#### STATED EXERCISE
Quote each line of the material verbatim, without the pictures.

#### DATASET CONTENT

** BEGIN **

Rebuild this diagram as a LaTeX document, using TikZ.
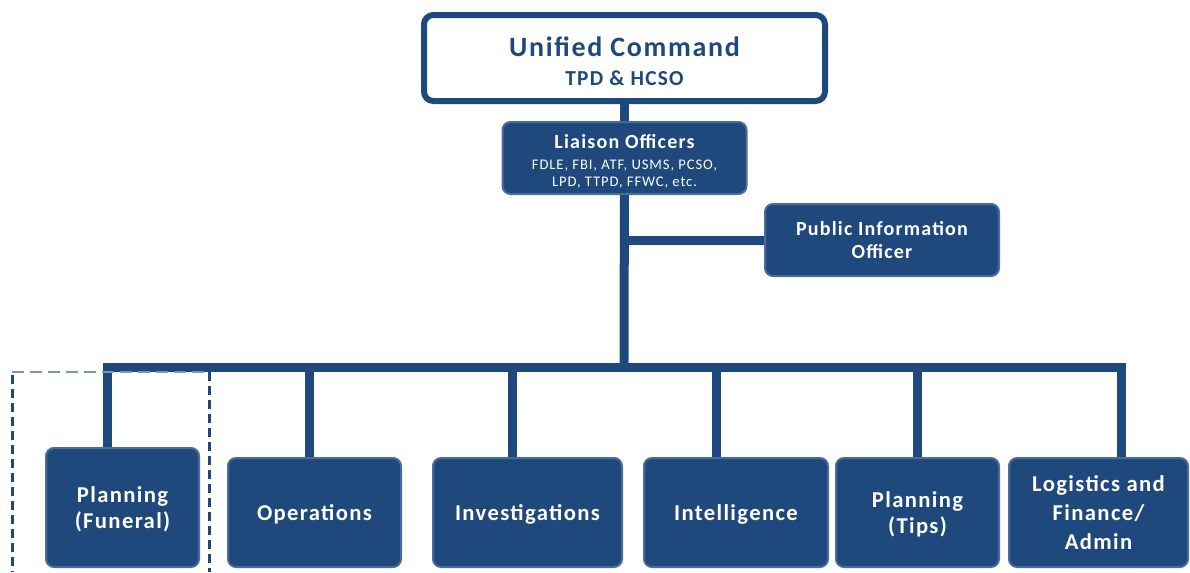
\documentclass[tikz,border=0pt]{standalone}
\usepackage{fontspec}
\setmainfont{Carlito}[LetterSpace=6]
\usetikzlibrary{positioning}
\definecolor{cmdblue}{HTML}{1F497D}
\definecolor{rimblue}{HTML}{4A6C9B}
\definecolor{framegray}{HTML}{7D95B8}
\tikzset{block/.style={draw=rimblue, line width=1.5pt, fill=cmdblue, text=white, rectangle,
		rounded corners=6pt, inner sep=0pt, align=center, minimum height=81.75pt, text depth=0pt,
		font=\bfseries\fontsize{17}{20}\selectfont},
	topblock/.style={draw=cmdblue, line width=4.5pt, fill=white, text=cmdblue, rectangle,
		rounded corners=7pt, inner sep=0pt, align=center},
	link/.style={draw, cmdblue, line width=6.75pt},
	dashframe/.style={draw, cmdblue, line width=2.25pt, dash pattern=on 6.75pt off 3.75pt},
	dashtop/.style={draw, framegray, line width=1.1pt, dash pattern=on 9pt off 4.5pt}}
\begin{document}
\begin{tikzpicture}[x=0.75pt,y=-0.75pt]
		\useasboundingbox (0,0) rectangle (1190,572);
		\node [topblock, minimum width=300.75pt, minimum height=64.5pt,
		font=\bfseries\fontsize{16}{22}\selectfont](unified) at (624.5,58)
		{\rule{0pt}{20pt}{\fontsize{21}{22}\selectfont Unified Command}\\TPD \& HCSO};
		\node [block, below of=unified, node distance=75pt, minimum width=183pt, minimum height=54pt,
		text depth=, font=\fontsize{11}{12.75}\selectfont](liaison)
		{\rule{0pt}{15.5pt}{\bfseries\fontsize{15}{12.75}\selectfont Liaison Officers}\\[3pt]FDLE, FBI, ATF, USMS, PCSO,\\LPD, TTPD, FFWC, etc.};
		\node [block, minimum width=175.5pt, minimum height=54pt,
		font=\bfseries\fontsize{15}{17.25}\selectfont](pio) at (882,240){Public Information\\Officer};
		\coordinate (hub) at (624,367);
		
		\node [block, minimum width=114.75pt, minimum height=89.25pt, font=\bfseries\fontsize{17}{19.5}\selectfont](funeral) at (122.5,507.5){Planning\\(Funeral)};
		\node [block, minimum width=129.75pt](operations) at (314.5,512.5){Operations};
		\node [block, minimum width=141.75pt](investigations) at (527.5,512.5){Investigations};
		\node [block, minimum width=138pt](intelligence) at (736,512.5){Intelligence};
		\node [block, minimum width=122.25pt](tips) at (917.5,512.5){Planning\\(Tips)};
		\node [block, minimum width=134.25pt, font=\bfseries\fontsize{17}{22}\selectfont](logistics) at (1098.5,512.5){Logistics and\\Finance/\\Admin};
		
		\draw [link] (unified)--(liaison);
		\draw [link] (liaison)--(hub);
		\draw [link] (liaison.south |- pio.west)--(pio.west);
		\draw [link] (hub) -| ([xshift=-11.6pt]funeral.north);
		\draw [link] (hub) -| ([xshift=-4.1pt]operations.north);
		\draw [link] (hub) -| ([xshift=-10.9pt]investigations.north);
		\draw [link] (hub) -| ([xshift=-15pt]intelligence.north);
		\draw [link] (hub) -| (tips.north);
		\draw [link] (hub) -| ([xshift=16.9pt]logistics.north);
		
		\draw [dashtop] (12,372)--(209,372);
		\draw [dashframe] (12,375)--(12,572);
		\draw [dashframe] (209,372)--(209,572);
	\end{tikzpicture}
\end{document}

** END **

#### CORRECT RESPONSE
Rebuild this diagram as a LaTeX document, using TikZ.
\documentclass[tikz,border=0pt]{standalone}
\usepackage{fontspec}
\setmainfont{Carlito}[LetterSpace=6]
\usetikzlibrary{positioning}
\definecolor{cmdblue}{HTML}{1F497D}
\definecolor{rimblue}{HTML}{4A6C9B}
\definecolor{framegray}{HTML}{7D95B8}
\tikzset{block/.style={draw=rimblue, line width=1.5pt, fill=cmdblue, text=white, rectangle,
		rounded corners=6pt, inner sep=0pt, align=center, minimum height=81.75pt, text depth=0pt,
		font=\bfseries\fontsize{17}{20}\selectfont},
	topblock/.style={draw=cmdblue, line width=4.5pt, fill=white, text=cmdblue, rectangle,
		rounded corners=7pt, inner sep=0pt, align=center},
	link/.style={draw, cmdblue, line width=6.75pt},
	dashframe/.style={draw, cmdblue, line width=2.25pt, dash pattern=on 6.75pt off 3.75pt},
	dashtop/.style={draw, framegray, line width=1.1pt, dash pattern=on 9pt off 4.5pt}}
\begin{document}
\begin{tikzpicture}[x=0.75pt,y=-0.75pt]
		\useasboundingbox (0,0) rectangle (1190,572);
		\node [topblock, minimum width=300.75pt, minimum height=64.5pt,
		font=\bfseries\fontsize{16}{22}\selectfont](unified) at (624.5,58)
		{\rule{0pt}{20pt}{\fontsize{21}{22}\selectfont Unified Command}\\TPD \& HCSO};
		\node [block, below of=unified, node distance=75pt, minimum width=183pt, minimum height=54pt,
		text depth=, font=\fontsize{11}{12.75}\selectfont](liaison)
		{\rule{0pt}{15.5pt}{\bfseries\fontsize{15}{12.75}\selectfont Liaison Officers}\\[3pt]FDLE, FBI, ATF, USMS, PCSO,\\LPD, TTPD, FFWC, etc.};
		\node [block, minimum width=175.5pt, minimum height=54pt,
		font=\bfseries\fontsize{15}{17.25}\selectfont](pio) at (882,240){Public Information\\Officer};
		\coordinate (hub) at (624,367);
		
		\node [block, minimum width=114.75pt, minimum height=89.25pt, font=\bfseries\fontsize{17}{19.5}\selectfont](funeral) at (122.5,507.5){Planning\\(Funeral)};
		\node [block, minimum width=129.75pt](operations) at (314.5,512.5){Operations};
		\node [block, minimum width=141.75pt](investigations) at (527.5,512.5){Investigations};
		\node [block, minimum width=138pt](intelligence) at (736,512.5){Intelligence};
		\node [block, minimum width=122.25pt](tips) at (917.5,512.5){Planning\\(Tips)};
		\node [block, minimum width=134.25pt, font=\bfseries\fontsize{17}{22}\selectfont](logistics) at (1098.5,512.5){Logistics and\\Finance/\\Admin};
		
		\draw [link] (unified)--(liaison);
		\draw [link] (liaison)--(hub);
		\draw [link] (liaison.south |- pio.west)--(pio.west);
		\draw [link] (hub) -| ([xshift=-11.6pt]funeral.north);
		\draw [link] (hub) -| ([xshift=-4.1pt]operations.north);
		\draw [link] (hub) -| ([xshift=-10.9pt]investigations.north);
		\draw [link] (hub) -| ([xshift=-15pt]intelligence.north);
		\draw [link] (hub) -| (tips.north);
		\draw [link] (hub) -| ([xshift=16.9pt]logistics.north);
		
		\draw [dashtop] (12,372)--(209,372);
		\draw [dashframe] (12,375)--(12,572);
		\draw [dashframe] (209,372)--(209,572);
	\end{tikzpicture}
\end{document}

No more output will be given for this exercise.